▸ **PROBLEM TO WORK ON**:
Which lines below hold the word "matplotlib"? Copy all of them.

▸ **AVAILABLE DATA**:

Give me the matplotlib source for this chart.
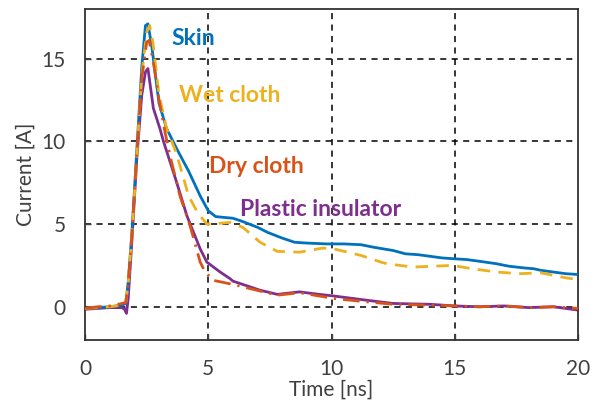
import matplotlib.pyplot as plt

# --- data (time in ns, current in A) ---
t_skin = [0, 0.5, 1.0, 1.5, 1.65, 1.75, 1.9, 2.1, 2.3, 2.45, 2.55, 2.7, 3.0, 3.3, 3.7,
          4.2, 4.67, 5.0, 5.3, 6.0, 6.4, 7.0, 7.4, 8.0, 8.5, 9.0, 9.8, 10.5, 11.2,
          11.7, 12.5, 13.0, 13.5, 14.0, 14.5, 15.0, 15.5, 16.0, 16.7, 17.2, 17.8,
          18.2, 18.5, 19.0, 19.5, 20.0]
i_skin = [-0.1, -0.05, 0.0, 0.1, 0.2, 1.5, 4.5, 9.5, 14.5, 17.0, 17.1, 15.8, 12.3, 10.8, 9.6,
          8.2, 6.7, 5.8, 5.45, 5.35, 5.15, 4.8, 4.5, 4.15, 3.9, 3.85, 3.8, 3.8, 3.75,
          3.6, 3.4, 3.2, 3.15, 3.05, 2.95, 2.9, 2.85, 2.75, 2.6, 2.45, 2.35,
          2.3, 2.2, 2.1, 2.0, 1.95]

t_wet = [0, 0.5, 1.0, 1.5, 1.65, 1.75, 1.9, 2.1, 2.3, 2.5, 2.62, 2.75, 3.0, 3.3, 3.7,
         4.2, 4.6, 4.95, 5.5, 5.9, 6.4, 7.1, 7.8, 8.7, 9.65, 10.1, 11.2, 12.0, 12.25,
         13.3, 14.9, 15.7, 16.7, 17.6, 18.5, 19.5, 20.0]
i_wet = [-0.1, -0.05, 0.0, 0.1, 0.2, 1.4, 4.3, 9.2, 14.0, 16.6, 17.0, 16.0, 12.8, 10.8, 9.3,
         6.7, 5.6, 5.0, 5.05, 5.1, 4.8, 3.9, 3.35, 3.3, 3.55, 3.5, 3.1, 2.7, 2.6,
         2.4, 2.5, 2.3, 2.1, 2.0, 2.05, 1.75, 1.65]

t_dry = [0, 0.5, 1.0, 1.5, 1.65, 1.75, 1.9, 2.1, 2.3, 2.5, 2.6, 2.8, 3.0, 3.25, 3.45,
         3.85, 4.26, 4.67, 4.87, 5.2, 6.0, 7.1, 7.8, 8.7, 9.5, 10.1, 11.4, 12.5,
         14.0, 15.0, 16.0, 17.0, 18.0, 19.0, 20.0]
i_dry = [-0.1, 0.0, 0.05, 0.2, 0.25, 1.4, 4.3, 9.3, 13.8, 16.0, 16.1, 14.5, 12.5, 10.5, 9.1,
         6.7, 4.9, 2.7, 2.1, 1.6, 1.35, 0.95, 0.7, 0.85, 0.65, 0.5, 0.3, 0.15,
         0.1, 0.05, 0.0, 0.05, -0.05, 0.0, -0.1]

t_plastic = [0, 0.5, 1.0, 1.5, 1.6, 1.68, 1.75, 1.9, 2.1, 2.3, 2.45, 2.55, 2.77, 3.04, 3.18,
             3.72, 4.13, 4.67, 4.94, 5.48, 5.88, 6.0, 7.1, 7.8, 8.7, 9.5, 10.1, 11.4,
             12.5, 14.0, 15.0, 16.0, 17.0, 18.0, 19.0, 19.5, 20.0]
i_plastic = [-0.15, -0.1, -0.05, -0.05, -0.15, -0.4, 0.5, 4.0, 9.0, 12.8, 14.2, 14.4, 12.0, 10.75, 10.0,
             7.5, 5.5, 3.5, 2.7, 2.1, 1.7, 1.55, 1.0, 0.75, 0.9, 0.75, 0.65, 0.4,
             0.2, 0.15, 0.05, 0.0, 0.05, -0.05, 0.0, -0.1, -0.2]

labels = ["Skin", "Wet cloth", "Dry cloth", "Plastic insulator"]
colors = ["#0072BD", "#EDB120", "#D95319", "#7E2F8E"]
label_pos = [(3.52, 16.2), (3.8, 12.75), (5.02, 8.45), (6.3, 5.85)]

x_ticks = [0, 5, 10, 15, 20]
y_ticks = [0, 5, 10, 15]

plt.rcParams['font.family'] = ['Lato', 'DejaVu Sans']

fig = plt.figure(figsize=(5.95, 4.08), dpi=100)
ax = fig.add_axes([0.143, 0.167, 0.8285, 0.811])

grid_style = dict(color='black', lw=1.1, linestyle=(0, (4, 3.5)), zorder=1)
for x in x_ticks[1:-1]:
    ax.axvline(x, **grid_style)
for y in y_ticks:
    ax.axhline(y, **grid_style)

ax.plot(t_skin, i_skin, color=colors[0], lw=2.0, zorder=3)
ax.plot(t_wet, i_wet, color=colors[1], lw=2.0, linestyle=(0, (4.5, 3)), zorder=4)
ax.plot(t_dry, i_dry, color=colors[2], lw=2.0, linestyle=(0, (6, 2.5, 0.8, 2.5)), zorder=5)
ax.plot(t_plastic, i_plastic, color=colors[3], lw=2.0, zorder=2)

for lab, col, (x, y) in zip(labels, colors, label_pos):
    ax.text(x, y, lab, color=col, fontsize=16.5, fontweight='bold', ha='left', va='center')

ax.set_xlim(0, 20)
ax.set_ylim(-2, 18)
ax.set_xticks(x_ticks)
ax.set_yticks(y_ticks)
ax.tick_params(direction='in', length=4, width=1, colors='#444444', labelsize=15,
               labelcolor='#404040', pad=14)
for s in ax.spines.values():
    s.set_linewidth(1.3)
    s.set_color('#333333')

ax.set_xlabel("Time [ns]", fontsize=15, color='#404040', labelpad=0)
ax.set_ylabel("Current [A]", fontsize=15, color='#404040', labelpad=4)

fig.savefig("out.png", dpi=100)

▸ **FINISHED TASK**:
Give me the matplotlib source for this chart.
import matplotlib.pyplot as plt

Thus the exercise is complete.